Finalised Shed Design

Finalised Shed Design

Inside, there are columns to compete with, which are fixed in place.  The slab design shows a pillar directly in the middle of the roller door, but I am doubting that is actually needed!  Pretty pointless if it is – if this shed was for a vehicle, you’d have to split the car (or boat) in two to get it inside!



The door in the 9’10” wall only needs to be in one of the two 9’10” walls, move as suitable!

I’ve been using the Grizzly Shed Designer website – if you know of something better, I’d be keen to hear!

This is one design I have come up with, but I’m sure it isn’t as good as it could be.

Shed Layout?

Shed Layout?

So some specifics.  The tablesaw is the TS10L (discontinued), and has a long wing on the right.  It needs in and outfeed, but also room to the lefthand side for long items (at least until I get a Kapex). There is a router table which is about 680mm wide, and 1000mm long.  Infeed and outfeed is across the shorter width, as the Incra LS Positioner extends down the length.

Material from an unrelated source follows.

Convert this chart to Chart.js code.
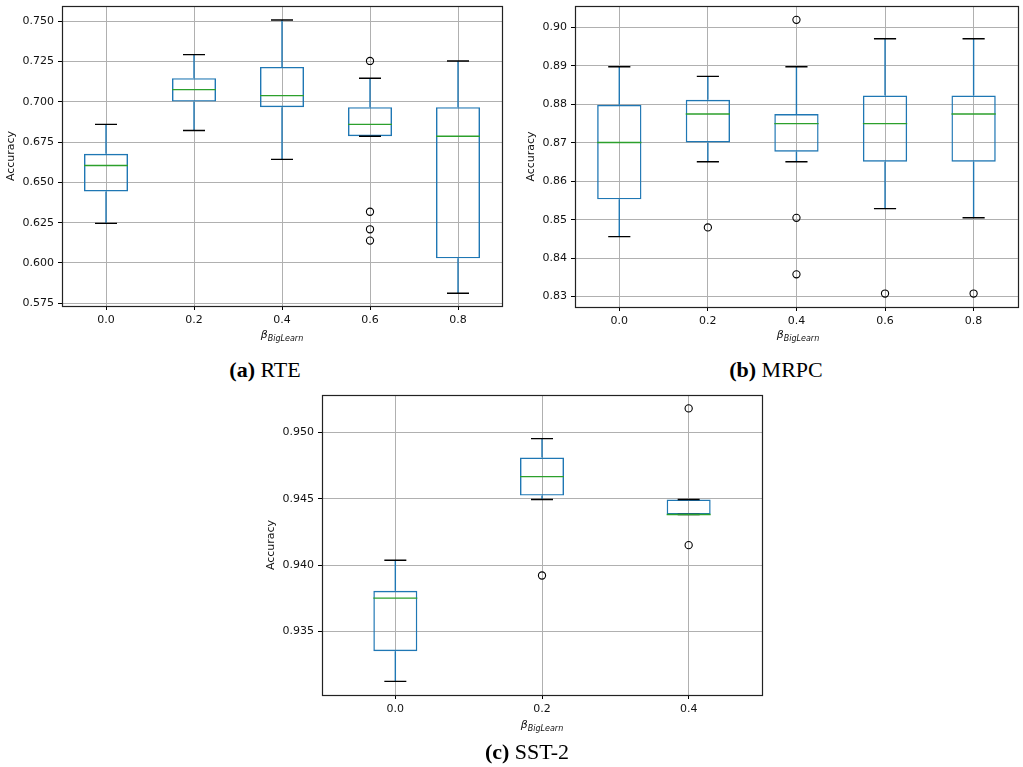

There is a workbench – 1500×800, and the Torque Workcentre 2500×800 (the lathe on top of the workbench represents the overhead arm).

A 15″ thicknesser, a 6″ longbed jointer, a drill press.

There are 2 bandsaws, one a 17″ Carbatec which is used for resawing, and a 14″ Jet for small items (no outfeed required).

A Triton spindle sander, and a disk sander/linisher.  There are three lathes showing.  One is the DVR XP, one is the Nova Comet II, and the third is a Jet Mini, but this one will be used to hold three buffing wheels, so is part of the sanding section.

As far as the rest, I’m not showing any timber storage as it will either be on the mezzanine, or stored elsewhere.  The dust extractor and air compressor will be in a nearby shed, and can either be located in the triangular section (top left), or at the back, or alongside the shed at the right – your choice.  I’m not showing any storage at the moment – either suggest what you will, or have a look at older photos of the workshop to see what I have been using in the past.

So that’s the general scope – questions to refine the issues welcome.  Hope someone can come up with a plan that really works!